Nope. General manager Kevin Colbert said the Steelers won’t give him a third consecutive tag. If they franchise-tagged him again, they’d reportedly have to do it at the quarterback salary number, which means he’d get a one-year, $25 million deal that would be fully guaranteed if he signed it. The team is unwilling to do that.
They could’ve still used the transition tag, but they won’t do that either. That would allow teams to make an offer and give the Steelers the right to match any offer. If another team didn’t make an offer, the transition tag would pay Bell 20 percent more than his previous year salary, which would have been $14.5 million under the franchise tag this year.
So many tags!
What did his teammates think about it?
They actually started out in his corner.
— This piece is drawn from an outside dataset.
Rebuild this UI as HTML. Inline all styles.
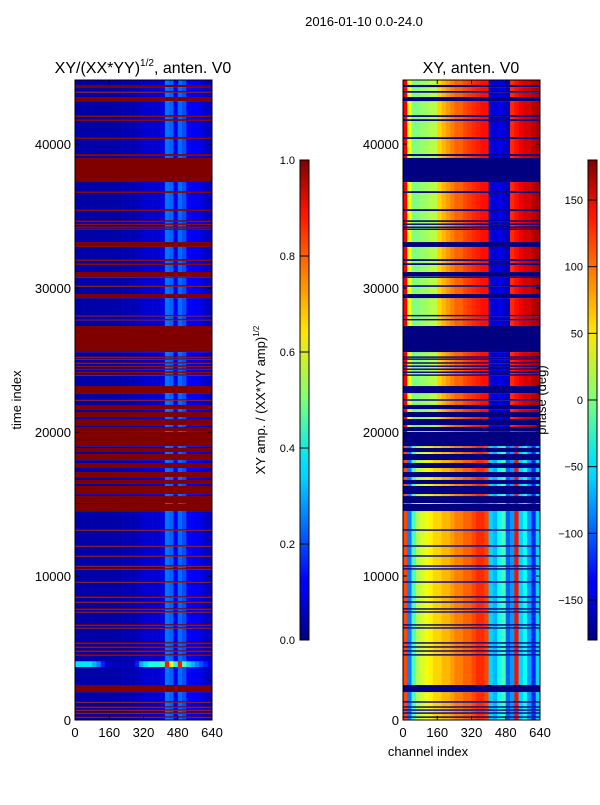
<!DOCTYPE html>
<html><head><meta charset="utf-8">
<style>
body{margin:0;background:#fff;}
svg text{font-family:"Liberation Sans",sans-serif;fill:#000;}
</style></head>
<body>
<svg id="fig" width="600" height="800" viewBox="0 0 600 800" xmlns="http://www.w3.org/2000/svg">
<rect x="0" y="0" width="600" height="800" fill="#fff"/>
<defs>
<linearGradient id="jet" x1="0" y1="1" x2="0" y2="0">
<stop offset="0" stop-color="#00007f"/><stop offset="0.11" stop-color="#0000ff"/><stop offset="0.125" stop-color="#0000ff"/>
<stop offset="0.34" stop-color="#00d4ff"/><stop offset="0.375" stop-color="#00e4f8"/><stop offset="0.5" stop-color="#7dff7a"/>
<stop offset="0.64" stop-color="#ffe600"/><stop offset="0.66" stop-color="#ffd700"/><stop offset="0.89" stop-color="#ff1300"/><stop offset="1" stop-color="#7f0000"/>
</linearGradient>
</defs>
<text x="364" y="26" font-size="13" text-anchor="middle">2016-01-10 0.0-24.0</text>
<text x="143" y="73" font-size="16" text-anchor="middle">XY/(XX*YY)<tspan font-size="10" dy="-7">1/2</tspan><tspan dy="7">, anten. V0</tspan></text>
<text x="471" y="73" font-size="16" text-anchor="middle">XY, anten. V0</text>
<text transform="translate(21,400) rotate(-90)" font-size="13" text-anchor="middle">time index</text>
<text x="428" y="756" font-size="13" text-anchor="middle">channel index</text>
<text transform="translate(265,400) rotate(-90)" font-size="13" text-anchor="middle">XY amp. / (XX*YY amp)<tspan font-size="8" dy="-6">1/2</tspan></text>
<g id="left"></g>
<g id="right"></g>
<g id="axes"></g>
<text transform="translate(546,400) rotate(-90)" font-size="13" text-anchor="middle">phase (deg)</text>
</svg>
<script>
// ---- data ----
const flaggedStart = [43950,43560,42980,41880,41600,40350,39170,37360,36600,35350,34590,34380,34170,34030,32850,31880,31600,30830,30700,30080,29300,28030,27750,25550,25150,25010,24740,24520,24310,24100,23900,22700,22170,21590,21040,20480,20060,19020,18610,18050,17500,16870,16390,15690,15070,14510,13140,12030,11340,10640,10440,9530,9190,8490,8140,7660,7450,6550,6340,5300,5020,4740,4470,1940,1200,850,640,430,150];
const flaggedEnd   = [44100,43680,43260,42000,41720,40470,39300,39030,36720,35470,34700,34480,34270,34130,33190,32000,31720,31110,30810,30190,29580,28130,27850,27360,25250,25110,24840,24620,24410,24200,24000,23190,22270,21880,21390,20900,20350,20000,18890,18470,17850,17220,16670,16250,15550,15000,13240,12130,11440,10740,10540,9630,9190,8590,8240,7760,7550,6650,6440,5400,5120,4840,4570,2430,1300,950,740,530,250];
const channelBins = [0,20,40,60,80,100,120,140,160,180,200,220,240,260,280,300,320,340,360,380,400,420,440,460,480,500,520,540,560,580,600,620];
const ampProfile  = [0.04,0.04,0.04,0.04,0.04,0.04,0.04,0.04,0.04,0.04,0.04,0.05,0.05,0.05,0.06,0.07,0.08,0.08,0.08,0.08,0.10,0.24,0.22,0.11,0.23,0.20,0.11,0.12,0.11,0.10,0.07,0.06];
const phaseUpper  = [140,40,0,0,10,10,20,20,60,70,80,90,100,100,110,115,120,125,130,130,-150,-150,-140,-150,-160,120,130,140,150,150,160,165];
const phaseLower  = [110,-90,-20,20,30,40,50,60,60,70,70,80,90,90,100,100,110,120,120,110,-60,-70,-40,-20,-100,-80,130,-60,-40,-80,-120,-60];
const phaseSplit = 20000;
const burstStart = 3700, burstEnd = 4100;
const burstAmp = [0.35,0.35,0.35,0.35,0.3,0.25,0.15,0.08,0.06,0.06,0.06,0.06,0.06,0.06,0.15,0.3,0.35,0.4,0.4,0.4,0.45,0.85,0.6,0.4,0.85,0.45,0.35,0.3,0.25,0.2,0.15,0.1];
const yTicks = [0,10000,20000,30000,40000];
const xTicks = [0,160,320,480,640];
const ampTicks = [0.0,0.2,0.4,0.6,0.8,1.0];
const phaseTicks = [-150,-100,-50,0,50,100,150];
const tMax = 44444, chMax = 640;
// ---- helpers ----
const NS="http://www.w3.org/2000/svg";
const svg=document.getElementById('fig');
const py0=720, py1=80;
const yS=t=>py0-(t/tMax)*(py0-py1);
const xSL=c=>75+c/chMax*137, xSR=c=>403+c/chMax*137;
function jet(v){v=Math.max(0,Math.min(1,v));const c=x=>Math.round(255*Math.max(0,Math.min(1,1.5-Math.abs(4*v-x))));return `rgb(${c(3)},${c(2)},${c(1)})`;}
function mk(tag,attrs,parent){const e=document.createElementNS(NS,tag);for(const k in attrs)e.setAttribute(k,attrs[k]);(parent||svg).appendChild(e);return e;}
const L=document.getElementById('left'), R=document.getElementById('right');
const idx=flaggedStart.map((s,i)=>i).sort((a,b)=>flaggedStart[a]-flaggedStart[b]);
let rows=[];let cur=0;
idx.forEach(i=>{if(flaggedStart[i]>cur)rows.push([cur,flaggedStart[i]]);cur=Math.max(cur,flaggedEnd[i]);});
if(cur<tMax)rows.push([cur,tMax]);
let rows2=[];
rows.forEach(([a,b])=>{let cuts=[a,b];[burstStart,burstEnd,phaseSplit].forEach(c=>{if(c>a&&c<b)cuts.push(c);});cuts.sort((p,q)=>p-q);for(let k=0;k<cuts.length-1;k++)rows2.push([cuts[k],cuts[k+1]]);});
rows2.forEach(([a,b])=>{
  const burst=a>=burstStart&&b<=burstEnd;
  const upper=a>=phaseSplit;
  channelBins.forEach((c,j)=>{
    const c2=j+1<channelBins.length?channelBins[j+1]:chMax;
    const y=yS(b),h=yS(a)-yS(b);
    const v=burst?burstAmp[j]:ampProfile[j];
    const r1=mk('rect',{x:xSL(c),y:y,width:xSL(c2)-xSL(c)+0.3,height:h+0.3,fill:jet(v)},L);
    
    
    const ph=upper?phaseUpper[j]:phaseLower[j];
    const r2=mk('rect',{x:xSR(c),y:y,width:xSR(c2)-xSR(c)+0.3,height:h+0.3,fill:jet((ph+180)/360)},R);
    
    
  });
});
flaggedStart.forEach((s,i)=>{
  const y=yS(flaggedEnd[i]),h=yS(s)-y;
  const a=mk('rect',{x:75,y:y,width:137,height:h,fill:jet(1)},L);
  
  
  const b=mk('rect',{x:403,y:y,width:137,height:h,fill:jet(0)},R);
  
  
});
const A=document.getElementById('axes');
[75,403].forEach((x0,pi)=>{
  const f=mk('rect',{x:x0,y:80,width:137,height:640,fill:'none',stroke:'#000','stroke-width':1},A);
  
  
  yTicks.forEach(t=>{
    const y=yS(t);
    mk('line',{x1:x0,x2:x0+4,y1:y,y2:y,stroke:'#000'},A);
    mk('line',{x1:x0+137,x2:x0+133,y1:y,y2:y,stroke:'#000'},A);
    const tx=mk('text',{x:x0-4,y:y+5,'font-size':13,'text-anchor':'end'},A);
    tx.textContent=t;
    
    
  });
  xTicks.forEach(c=>{
    const x=x0+c/chMax*137;
    mk('line',{x1:x,x2:x,y1:720,y2:716,stroke:'#000'},A);
    mk('line',{x1:x,x2:x,y1:80,y2:84,stroke:'#000'},A);
    const tx=mk('text',{x:x,y:737,'font-size':13,'text-anchor':'middle'},A);
    tx.textContent=c;
    
    
  });
});
[[300,ampTicks,v=>640-v*480,v=>v.toFixed(1)],[588,phaseTicks,v=>640-(v+180)/360*480,v=>String(v).replace('-','\u2212')]].forEach(([x0,ticks,fy,fmt],k)=>{
  const cb=mk('rect',{x:x0,y:160,width:9,height:480,fill:'url(#jet)',stroke:'#000','stroke-width':1},A);
  
  
  ticks.forEach(v=>{
    const y=fy(v);
    mk('line',{x1:x0,x2:x0+9,y1:y,y2:y,stroke:'#000'},A);
    const tx=mk('text',{x:x0-5,y:y+4,'font-size':11,'text-anchor':'end'},A);
    tx.textContent=fmt(v);
    
    
  });
});
</script>
</body></html>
But when he told them he’d be back in September and didn’t show, he lost some of their support. Truth be told, it was a very complicated situation between teammates, as retired NFL lineman Geoff Schwartz explained.
Do the Steelers even need him anymore?
Maybe not, though they did miss the playoffs without him.
Still, second-year running back James Conner has filled in nicely in his stead.
Despite missing a few games due to injury, Conner had a great year. He rushed for 973 yards on 215 carries, 12 touchdowns, and a nice 4.5yards per carry. The Steelers also threw Conner the ball 571 times, and he caught 55 of those targets for 497 yards and a touchdown.
Plus, Conner’s rookie contract is very team-friendly.
The Steelers like what they have in Conner and another young running back, Jaylen Samuels.
What’s next for Bell?
Free agency, finally — or at least when the new league year starts on March 13. Go get that bag.